Auch Helmstaedter misst dem nun veröffentlichten Konnektom eine hohe Bedeutung bei, denn er weiß, wie schwierig es ist, solche Karten zu erstellen. „Alle Nervenzellen, die wir kennen, kommunizieren über eine Art Kabel miteinander. Erstellt man ein Konnektom, möchte man genau wissen, wo jedes einzelne dieser Kabel herläuft.“ Bei der Fliege sei das besonders schwierig, weil das Gehirn so klein ist. „Hunderttausende Kabel sind da auf engstem Raum unglaublich dicht gepackt.“

Trotz der nur winzigen Schaltzentrale zeigen Fruchtfliegen ein erstaunlich komplexes Verhalten. Dazu gehört Grundlegendes, wie Sehen, Riechen, Schmecken und Hören. Fliegen können laufen und fliegen, über weite Distanzen navigieren und lernen. Aber auch anspruchsvolleren Aufgaben ist die Fliege gewachsen. „Zum Beispiel produzieren männliche Fliegen mit ihrem Flügel Liebeslieder, um die Weibchen zu beeindrucken“, sagt Alexander Borst. „Die Weibchen entscheiden dann wiederum, ob das Lied schön genug war, um sich auf das Männchen einzulassen.“

Mit Maus-Konnektomen soll die Entstehung von Krankheiten genauer untersucht werden

Aber auch weniger romantisches Sozialverhalten könne man bei ihnen beobachten, wie zum Beispiel Aggressivität. „Da wirbeln sich die Kontrahenten wie die Judo-Kämpfer durch die Luft. Dass die Tiere das alles mit diesem winzigen Gehirn steuern, ist wirklich unglaublich. Da gibt es nichts von Menschenhand Geschaffenes, was dem auch nur annähernd gleichkommt“, sagt Borst. Die Hirnkarte werde dabei helfen, besser zu verstehen, wie die Fruchtfliege das schafft. Und das soll auch zum Verständnis des menschlichen Gehirns beitragen.

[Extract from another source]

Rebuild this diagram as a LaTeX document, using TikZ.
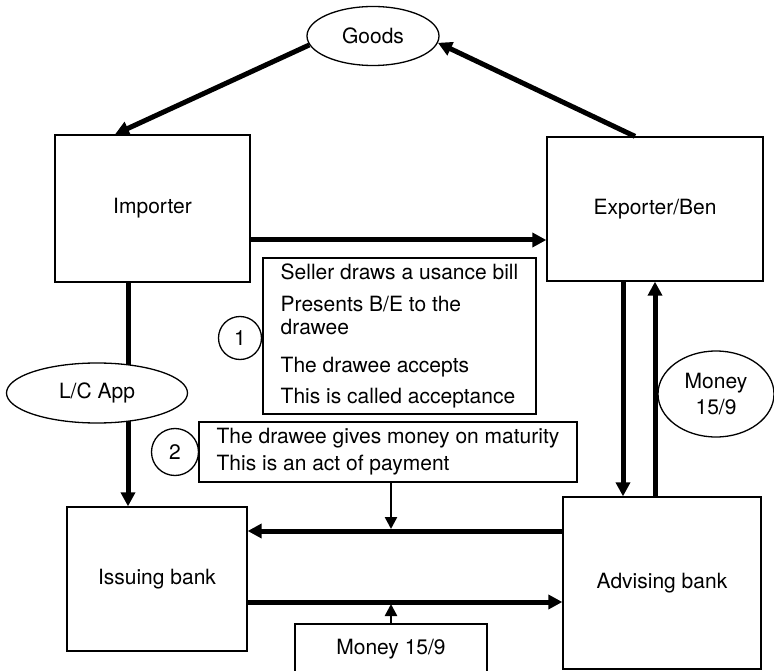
\documentclass[tikz,border=0pt]{standalone}
\usepackage{fontspec}
\setmainfont{TeX Gyre Heros}
\usetikzlibrary{arrows.meta,shapes.geometric}
\begin{document}
\begin{tikzpicture}[x=1pt,y=-1pt,
  every node/.style={font=\fontsize{21}{23}\selectfont, inner sep=0pt},
  box/.style={draw, line width=1.3pt, rectangle, fill=white},
  oval/.style={draw, line width=1.3pt, ellipse, fill=white, align=center},
  numcirc/.style={draw, line width=1.3pt, circle, minimum size=#1},
  flow/.style={line width=5pt, -{Triangle[length=14pt,width=14pt]}},
  thinflow/.style={line width=2.5pt, -{Triangle[length=12pt,width=12pt]}},
]
\useasboundingbox (0,0) rectangle (774,671);
\clip (0,0) rectangle (774,671);

% parties and banks
\node[box, minimum width=195pt, minimum height=147pt] (imp) at (152.5,208.5) {Importer};
\node[box, minimum width=216pt, minimum height=144pt] (exp) at (655,209) {Exporter/Ben};
\node[box, minimum width=180pt, minimum height=144pt] (iss) at (157,579) {Issuing bank};
\node[box, minimum width=198pt, minimum height=172pt] (adv) at (662,583) {Advising bank};

% explanatory boxes
\node[box, minimum width=273pt, minimum height=156pt, align=left] (b1) at (399.5,336)
  {Seller draws a usance bill\\[9pt]Presents B/E to the\\drawee\\[15pt]The drawee accepts\\[8pt]This is called acceptance};
\node[box, minimum width=378pt, minimum height=60pt, align=left] (b2) at (388,452)
  {The drawee gives money on maturity\\[4pt]This is an act of payment};
\node[box, minimum width=192pt, minimum height=51pt] (mb) at (391,649.5) {Money 15/9};

\node[numcirc=43pt] (n1) at (240,338) {1};
\node[numcirc=47pt] (n2) at (175,452) {2};

\node[oval, minimum width=132pt, minimum height=59pt] (goods) at (373,36) {Goods};
\node[oval, minimum width=116pt, minimum height=86pt] (mell) at (716,394) {Money\\[3pt]15/9};

% flows
\draw[flow] (goods.188) -- (imp.north -| 115,0);
\draw[flow] (exp.north -| 635,0) -- (goods.-6);
\draw[flow] (imp.east |- 0,240) -- (exp.west |- 0,240);
\draw[flow] (imp.south -| 128,0) -- (iss.north -| 128,0);
\draw[flow] (exp.south -| 623,0) -- (adv.north -| 623,0);
\draw[flow] (adv.north -| 655,0) -- (exp.south -| 655,0);
\draw[flow] (adv.west |- 0,531) -- (iss.east |- 0,531);
\draw[flow] (iss.east |- 0,602) -- (adv.west |- 0,602);

\coordinate (j1) at (391,529);
\coordinate (j2) at (391,604);
\draw[thinflow] (b2.south -| j1) -- (j1);
\draw[thinflow] (mb.north -| j2) -- (j2);

\node[oval, minimum width=181pt, minimum height=60pt] (lc) at (97,393) {L/C App};
\end{tikzpicture}
\end{document}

Davon ist auch Gerit Linneweber überzeugt: „Die Fliege ist ein faszinierender Modellorganismus, um grundsätzliche Dinge in der Biologie zu verstehen.“

Eine Karte allein wird aber nicht genügen, um das Gehirn restlos zu verstehen. „Nur weil wir jetzt wissen, wie genau die Nervenzellen miteinander verbunden sind, verstehen wir nicht automatisch, wie zum Beispiel psychische Krankheiten im Gehirn funktionieren“, sagt Alexander Borst. „Das ist im Grunde ähnlich wie mit dem Genom. Man kann heute mit recht wenig Aufwand alle Erbinformationen eines Menschen auslesen, aber versteht viele Erbkrankheiten noch immer nicht.“ Trotzdem sei das Konnektom eine riesige Arbeitserleichterung für zukünftige Forschungsprojekte.

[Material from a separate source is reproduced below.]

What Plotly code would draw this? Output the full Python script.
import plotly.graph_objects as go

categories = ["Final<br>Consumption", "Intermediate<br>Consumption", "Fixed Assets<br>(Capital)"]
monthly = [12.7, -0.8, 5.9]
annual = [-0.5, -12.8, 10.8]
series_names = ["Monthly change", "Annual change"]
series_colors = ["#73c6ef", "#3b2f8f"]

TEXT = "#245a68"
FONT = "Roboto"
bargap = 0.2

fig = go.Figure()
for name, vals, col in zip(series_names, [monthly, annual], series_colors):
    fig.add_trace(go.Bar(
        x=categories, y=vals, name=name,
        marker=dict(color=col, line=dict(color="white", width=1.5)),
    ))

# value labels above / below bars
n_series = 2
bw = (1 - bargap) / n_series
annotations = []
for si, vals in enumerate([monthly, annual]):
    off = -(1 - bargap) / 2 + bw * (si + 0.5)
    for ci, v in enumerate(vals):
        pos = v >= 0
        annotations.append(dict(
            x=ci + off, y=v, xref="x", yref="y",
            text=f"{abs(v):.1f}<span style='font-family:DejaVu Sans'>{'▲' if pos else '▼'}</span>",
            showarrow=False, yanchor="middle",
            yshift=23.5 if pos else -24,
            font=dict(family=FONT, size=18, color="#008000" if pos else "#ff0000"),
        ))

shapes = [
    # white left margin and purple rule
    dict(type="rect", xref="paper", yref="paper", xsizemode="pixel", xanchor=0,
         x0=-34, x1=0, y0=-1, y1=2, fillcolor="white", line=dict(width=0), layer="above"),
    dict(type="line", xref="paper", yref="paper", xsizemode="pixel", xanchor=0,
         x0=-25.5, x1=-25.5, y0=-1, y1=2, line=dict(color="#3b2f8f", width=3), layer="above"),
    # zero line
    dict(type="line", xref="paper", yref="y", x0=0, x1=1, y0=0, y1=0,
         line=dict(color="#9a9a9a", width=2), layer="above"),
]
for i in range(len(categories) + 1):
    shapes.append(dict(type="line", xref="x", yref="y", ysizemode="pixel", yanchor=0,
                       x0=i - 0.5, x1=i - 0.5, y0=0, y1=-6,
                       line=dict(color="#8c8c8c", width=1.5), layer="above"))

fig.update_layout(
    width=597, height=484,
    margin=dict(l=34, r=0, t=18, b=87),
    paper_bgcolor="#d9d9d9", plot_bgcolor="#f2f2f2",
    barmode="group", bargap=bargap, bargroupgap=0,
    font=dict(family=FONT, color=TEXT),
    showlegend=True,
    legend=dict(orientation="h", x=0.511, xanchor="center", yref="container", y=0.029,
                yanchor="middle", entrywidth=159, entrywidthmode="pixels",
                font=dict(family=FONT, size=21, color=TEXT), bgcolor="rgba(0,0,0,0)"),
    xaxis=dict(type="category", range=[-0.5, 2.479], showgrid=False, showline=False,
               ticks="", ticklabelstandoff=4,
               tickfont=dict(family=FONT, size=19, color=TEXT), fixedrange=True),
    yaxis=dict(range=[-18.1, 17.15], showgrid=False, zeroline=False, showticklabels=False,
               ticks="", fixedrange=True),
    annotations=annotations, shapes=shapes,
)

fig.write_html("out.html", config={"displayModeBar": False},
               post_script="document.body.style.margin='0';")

Doch die Konnektomforschung stehe gerade erst am Anfang, sagt Moritz Helmstaedter. Er ist sich sicher, dass in den nächsten Jahren noch viel mehr Hirnkarten veröffentlicht werden. „Wir werden nicht aufhören, bis wir ein Konnektom eines menschlichen Gehirns haben.“ Im Moment werde vor allem daran gearbeitet, das erste Konnektom eines Säugetiers zu bekommen, zum Beispiel das einer Maus. Damit könne man noch viel weitreichendere Fragen zur Funktion des Gehirns und der Entstehung von Krankheiten beantworten. Man könnte etwa das Konnektom gesunder und kranker Mäuse vergleichen, um festzustellen, was der Unterschied in der Verbindungsstruktur ist.

„Dazu braucht man auch nicht das ganze Gehirn, ein kleines Stück reicht schon aus“, sagt Helmstaedter. An solchen Vergleichen arbeitet er bereits, auch mit winzigen Hirnstücken von Menschen.